• [Provided material]:

-.-.-

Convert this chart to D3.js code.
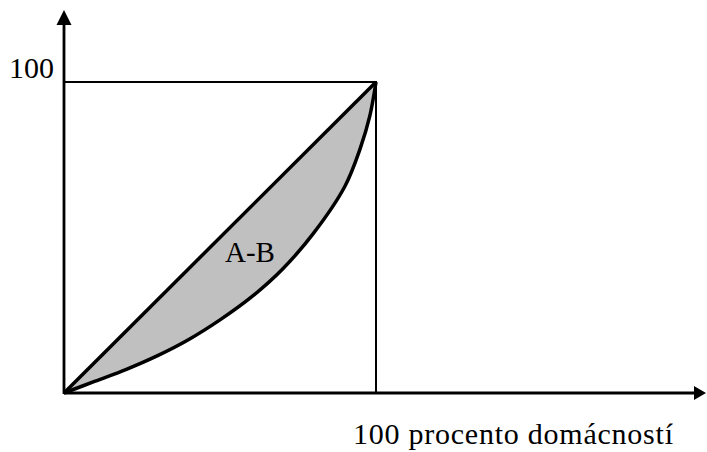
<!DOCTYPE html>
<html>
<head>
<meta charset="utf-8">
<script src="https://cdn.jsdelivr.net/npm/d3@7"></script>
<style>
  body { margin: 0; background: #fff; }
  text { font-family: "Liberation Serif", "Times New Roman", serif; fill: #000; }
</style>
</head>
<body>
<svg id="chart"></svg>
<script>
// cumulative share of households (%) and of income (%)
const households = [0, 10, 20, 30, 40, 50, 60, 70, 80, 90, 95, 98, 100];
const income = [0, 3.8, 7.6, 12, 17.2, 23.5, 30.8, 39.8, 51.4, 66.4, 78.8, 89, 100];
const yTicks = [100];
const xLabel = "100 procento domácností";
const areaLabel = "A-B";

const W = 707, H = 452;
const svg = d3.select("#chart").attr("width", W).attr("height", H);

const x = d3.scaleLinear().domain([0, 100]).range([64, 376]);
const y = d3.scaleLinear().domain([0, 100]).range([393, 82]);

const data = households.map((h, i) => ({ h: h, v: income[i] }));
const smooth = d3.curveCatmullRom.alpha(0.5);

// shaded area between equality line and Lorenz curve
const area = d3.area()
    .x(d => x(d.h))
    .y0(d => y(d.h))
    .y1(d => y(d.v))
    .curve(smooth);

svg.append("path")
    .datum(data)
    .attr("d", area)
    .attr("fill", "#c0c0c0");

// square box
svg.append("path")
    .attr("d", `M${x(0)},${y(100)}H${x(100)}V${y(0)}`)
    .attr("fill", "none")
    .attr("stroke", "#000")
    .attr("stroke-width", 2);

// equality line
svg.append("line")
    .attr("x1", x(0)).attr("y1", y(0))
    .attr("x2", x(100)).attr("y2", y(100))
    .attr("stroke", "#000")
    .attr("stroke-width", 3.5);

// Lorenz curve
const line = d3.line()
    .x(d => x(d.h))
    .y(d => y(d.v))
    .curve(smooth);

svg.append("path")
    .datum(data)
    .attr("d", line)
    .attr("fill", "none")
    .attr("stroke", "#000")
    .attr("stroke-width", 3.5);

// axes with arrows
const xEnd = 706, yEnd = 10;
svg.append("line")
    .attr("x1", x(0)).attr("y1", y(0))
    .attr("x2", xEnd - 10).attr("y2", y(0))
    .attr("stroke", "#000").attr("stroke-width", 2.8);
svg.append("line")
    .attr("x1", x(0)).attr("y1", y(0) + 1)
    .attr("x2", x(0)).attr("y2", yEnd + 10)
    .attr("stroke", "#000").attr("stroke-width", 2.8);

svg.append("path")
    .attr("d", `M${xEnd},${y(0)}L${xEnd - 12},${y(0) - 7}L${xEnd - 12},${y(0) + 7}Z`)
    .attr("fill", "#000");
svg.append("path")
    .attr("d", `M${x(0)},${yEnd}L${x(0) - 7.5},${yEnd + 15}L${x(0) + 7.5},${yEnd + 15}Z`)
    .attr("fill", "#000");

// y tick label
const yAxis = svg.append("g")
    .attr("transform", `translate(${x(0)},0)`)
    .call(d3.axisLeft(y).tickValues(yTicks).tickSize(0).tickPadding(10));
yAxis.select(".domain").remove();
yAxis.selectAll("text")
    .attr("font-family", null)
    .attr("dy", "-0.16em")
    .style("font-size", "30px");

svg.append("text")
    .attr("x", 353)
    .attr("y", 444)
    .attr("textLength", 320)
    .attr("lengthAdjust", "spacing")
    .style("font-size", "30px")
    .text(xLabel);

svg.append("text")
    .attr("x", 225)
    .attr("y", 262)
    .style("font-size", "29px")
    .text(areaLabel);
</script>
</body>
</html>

-.-.-

• [Given problem]: Every line from the top of the material above through the line with "const y = d3.scaleLinear().domain([0, 100]).range([393, 82]);" should be duplicated exactly, please; leave out the pictures.

• [The completed task]:
Convert this chart to D3.js code.
<!DOCTYPE html>
<html>
<head>
<meta charset="utf-8">
<script src="https://cdn.jsdelivr.net/npm/d3@7"></script>
<style>
  body { margin: 0; background: #fff; }
  text { font-family: "Liberation Serif", "Times New Roman", serif; fill: #000; }
</style>
</head>
<body>
<svg id="chart"></svg>
<script>
// cumulative share of households (%) and of income (%)
const households = [0, 10, 20, 30, 40, 50, 60, 70, 80, 90, 95, 98, 100];
const income = [0, 3.8, 7.6, 12, 17.2, 23.5, 30.8, 39.8, 51.4, 66.4, 78.8, 89, 100];
const yTicks = [100];
const xLabel = "100 procento domácností";
const areaLabel = "A-B";

const W = 707, H = 452;
const svg = d3.select("#chart").attr("width", W).attr("height", H);

const x = d3.scaleLinear().domain([0, 100]).range([64, 376]);
const y = d3.scaleLinear().domain([0, 100]).range([393, 82]);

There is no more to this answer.